## [THE TASK]
Restate the whole listing word for word. Pictures are left out.

━━━━━ SUPPLIED INFORMATION ━━━━━

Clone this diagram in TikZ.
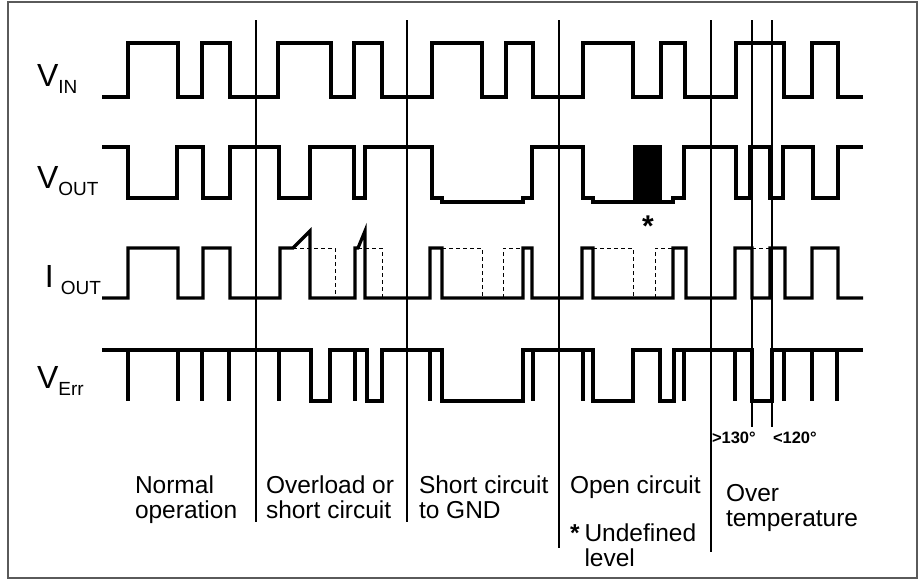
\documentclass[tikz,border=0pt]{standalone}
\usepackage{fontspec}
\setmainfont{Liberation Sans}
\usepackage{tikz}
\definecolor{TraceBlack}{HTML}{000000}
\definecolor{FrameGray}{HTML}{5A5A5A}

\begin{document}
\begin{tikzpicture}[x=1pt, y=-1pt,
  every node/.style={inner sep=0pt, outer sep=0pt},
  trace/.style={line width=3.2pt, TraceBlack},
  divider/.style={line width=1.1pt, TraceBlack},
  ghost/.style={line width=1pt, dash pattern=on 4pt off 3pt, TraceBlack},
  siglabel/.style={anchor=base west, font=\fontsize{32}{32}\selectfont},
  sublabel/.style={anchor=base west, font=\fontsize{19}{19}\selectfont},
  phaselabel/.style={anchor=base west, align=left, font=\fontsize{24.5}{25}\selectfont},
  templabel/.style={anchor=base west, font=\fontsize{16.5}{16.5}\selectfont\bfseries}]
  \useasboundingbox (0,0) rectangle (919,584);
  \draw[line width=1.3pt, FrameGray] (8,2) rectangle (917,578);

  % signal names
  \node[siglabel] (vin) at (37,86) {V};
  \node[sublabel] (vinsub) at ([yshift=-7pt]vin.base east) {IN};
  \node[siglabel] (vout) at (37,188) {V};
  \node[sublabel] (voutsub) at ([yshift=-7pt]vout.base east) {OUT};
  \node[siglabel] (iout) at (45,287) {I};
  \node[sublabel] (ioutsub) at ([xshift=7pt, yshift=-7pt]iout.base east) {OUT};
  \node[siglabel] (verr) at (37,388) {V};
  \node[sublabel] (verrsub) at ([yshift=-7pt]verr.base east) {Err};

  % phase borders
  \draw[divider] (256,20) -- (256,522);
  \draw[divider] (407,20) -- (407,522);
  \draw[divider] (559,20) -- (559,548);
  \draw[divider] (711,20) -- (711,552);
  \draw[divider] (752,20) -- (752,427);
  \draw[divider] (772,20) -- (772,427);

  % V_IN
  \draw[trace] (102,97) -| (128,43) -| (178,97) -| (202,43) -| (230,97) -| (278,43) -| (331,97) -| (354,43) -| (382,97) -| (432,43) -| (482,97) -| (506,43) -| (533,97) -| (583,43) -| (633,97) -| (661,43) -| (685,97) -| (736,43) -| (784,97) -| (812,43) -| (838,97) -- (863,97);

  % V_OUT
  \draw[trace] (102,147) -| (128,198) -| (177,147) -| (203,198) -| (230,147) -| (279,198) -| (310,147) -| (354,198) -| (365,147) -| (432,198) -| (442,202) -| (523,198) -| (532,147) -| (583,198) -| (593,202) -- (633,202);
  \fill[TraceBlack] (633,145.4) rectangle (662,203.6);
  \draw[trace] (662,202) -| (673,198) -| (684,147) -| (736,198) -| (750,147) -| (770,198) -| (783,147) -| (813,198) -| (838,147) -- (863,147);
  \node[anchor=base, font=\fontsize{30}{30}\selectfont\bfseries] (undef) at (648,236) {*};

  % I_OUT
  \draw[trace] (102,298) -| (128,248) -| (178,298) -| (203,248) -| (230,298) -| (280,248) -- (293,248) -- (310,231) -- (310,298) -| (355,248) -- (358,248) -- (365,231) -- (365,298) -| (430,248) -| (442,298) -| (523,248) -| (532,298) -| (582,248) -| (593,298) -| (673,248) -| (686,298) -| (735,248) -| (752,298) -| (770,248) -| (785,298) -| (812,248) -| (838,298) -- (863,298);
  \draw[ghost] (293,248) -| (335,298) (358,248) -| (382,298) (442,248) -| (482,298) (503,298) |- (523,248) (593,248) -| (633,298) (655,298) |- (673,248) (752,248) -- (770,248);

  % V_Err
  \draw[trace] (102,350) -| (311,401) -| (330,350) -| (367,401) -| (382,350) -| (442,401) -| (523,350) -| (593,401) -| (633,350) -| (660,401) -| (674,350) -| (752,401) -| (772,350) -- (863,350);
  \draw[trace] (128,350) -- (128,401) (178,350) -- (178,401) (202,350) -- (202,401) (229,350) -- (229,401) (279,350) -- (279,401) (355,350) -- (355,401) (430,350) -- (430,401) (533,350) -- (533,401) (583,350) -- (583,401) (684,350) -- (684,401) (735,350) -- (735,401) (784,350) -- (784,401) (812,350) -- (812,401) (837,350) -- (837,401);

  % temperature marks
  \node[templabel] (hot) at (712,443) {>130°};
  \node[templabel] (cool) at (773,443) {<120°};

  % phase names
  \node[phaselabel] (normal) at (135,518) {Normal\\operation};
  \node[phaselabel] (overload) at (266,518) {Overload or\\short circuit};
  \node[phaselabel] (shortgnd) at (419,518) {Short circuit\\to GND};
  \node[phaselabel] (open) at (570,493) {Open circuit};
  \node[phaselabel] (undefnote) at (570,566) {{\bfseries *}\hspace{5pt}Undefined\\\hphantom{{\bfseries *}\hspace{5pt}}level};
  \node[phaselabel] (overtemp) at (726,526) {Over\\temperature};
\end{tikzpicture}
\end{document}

━━━━━

## [ANSWER IN FULL]
Clone this diagram in TikZ.
\documentclass[tikz,border=0pt]{standalone}
\usepackage{fontspec}
\setmainfont{Liberation Sans}
\usepackage{tikz}
\definecolor{TraceBlack}{HTML}{000000}
\definecolor{FrameGray}{HTML}{5A5A5A}

\begin{document}
\begin{tikzpicture}[x=1pt, y=-1pt,
  every node/.style={inner sep=0pt, outer sep=0pt},
  trace/.style={line width=3.2pt, TraceBlack},
  divider/.style={line width=1.1pt, TraceBlack},
  ghost/.style={line width=1pt, dash pattern=on 4pt off 3pt, TraceBlack},
  siglabel/.style={anchor=base west, font=\fontsize{32}{32}\selectfont},
  sublabel/.style={anchor=base west, font=\fontsize{19}{19}\selectfont},
  phaselabel/.style={anchor=base west, align=left, font=\fontsize{24.5}{25}\selectfont},
  templabel/.style={anchor=base west, font=\fontsize{16.5}{16.5}\selectfont\bfseries}]
  \useasboundingbox (0,0) rectangle (919,584);
  \draw[line width=1.3pt, FrameGray] (8,2) rectangle (917,578);

  % signal names
  \node[siglabel] (vin) at (37,86) {V};
  \node[sublabel] (vinsub) at ([yshift=-7pt]vin.base east) {IN};
  \node[siglabel] (vout) at (37,188) {V};
  \node[sublabel] (voutsub) at ([yshift=-7pt]vout.base east) {OUT};
  \node[siglabel] (iout) at (45,287) {I};
  \node[sublabel] (ioutsub) at ([xshift=7pt, yshift=-7pt]iout.base east) {OUT};
  \node[siglabel] (verr) at (37,388) {V};
  \node[sublabel] (verrsub) at ([yshift=-7pt]verr.base east) {Err};

  % phase borders
  \draw[divider] (256,20) -- (256,522);
  \draw[divider] (407,20) -- (407,522);
  \draw[divider] (559,20) -- (559,548);
  \draw[divider] (711,20) -- (711,552);
  \draw[divider] (752,20) -- (752,427);
  \draw[divider] (772,20) -- (772,427);

  % V_IN
  \draw[trace] (102,97) -| (128,43) -| (178,97) -| (202,43) -| (230,97) -| (278,43) -| (331,97) -| (354,43) -| (382,97) -| (432,43) -| (482,97) -| (506,43) -| (533,97) -| (583,43) -| (633,97) -| (661,43) -| (685,97) -| (736,43) -| (784,97) -| (812,43) -| (838,97) -- (863,97);

  % V_OUT
  \draw[trace] (102,147) -| (128,198) -| (177,147) -| (203,198) -| (230,147) -| (279,198) -| (310,147) -| (354,198) -| (365,147) -| (432,198) -| (442,202) -| (523,198) -| (532,147) -| (583,198) -| (593,202) -- (633,202);
  \fill[TraceBlack] (633,145.4) rectangle (662,203.6);
  \draw[trace] (662,202) -| (673,198) -| (684,147) -| (736,198) -| (750,147) -| (770,198) -| (783,147) -| (813,198) -| (838,147) -- (863,147);
  \node[anchor=base, font=\fontsize{30}{30}\selectfont\bfseries] (undef) at (648,236) {*};

  % I_OUT
  \draw[trace] (102,298) -| (128,248) -| (178,298) -| (203,248) -| (230,298) -| (280,248) -- (293,248) -- (310,231) -- (310,298) -| (355,248) -- (358,248) -- (365,231) -- (365,298) -| (430,248) -| (442,298) -| (523,248) -| (532,298) -| (582,248) -| (593,298) -| (673,248) -| (686,298) -| (735,248) -| (752,298) -| (770,248) -| (785,298) -| (812,248) -| (838,298) -- (863,298);
  \draw[ghost] (293,248) -| (335,298) (358,248) -| (382,298) (442,248) -| (482,298) (503,298) |- (523,248) (593,248) -| (633,298) (655,298) |- (673,248) (752,248) -- (770,248);

  % V_Err
  \draw[trace] (102,350) -| (311,401) -| (330,350) -| (367,401) -| (382,350) -| (442,401) -| (523,350) -| (593,401) -| (633,350) -| (660,401) -| (674,350) -| (752,401) -| (772,350) -- (863,350);
  \draw[trace] (128,350) -- (128,401) (178,350) -- (178,401) (202,350) -- (202,401) (229,350) -- (229,401) (279,350) -- (279,401) (355,350) -- (355,401) (430,350) -- (430,401) (533,350) -- (533,401) (583,350) -- (583,401) (684,350) -- (684,401) (735,350) -- (735,401) (784,350) -- (784,401) (812,350) -- (812,401) (837,350) -- (837,401);

  % temperature marks
  \node[templabel] (hot) at (712,443) {>130°};
  \node[templabel] (cool) at (773,443) {<120°};

  % phase names
  \node[phaselabel] (normal) at (135,518) {Normal\\operation};
  \node[phaselabel] (overload) at (266,518) {Overload or\\short circuit};
  \node[phaselabel] (shortgnd) at (419,518) {Short circuit\\to GND};
  \node[phaselabel] (open) at (570,493) {Open circuit};
  \node[phaselabel] (undefnote) at (570,566) {{\bfseries *}\hspace{5pt}Undefined\\\hphantom{{\bfseries *}\hspace{5pt}}level};
  \node[phaselabel] (overtemp) at (726,526) {Over\\temperature};
\end{tikzpicture}
\end{document}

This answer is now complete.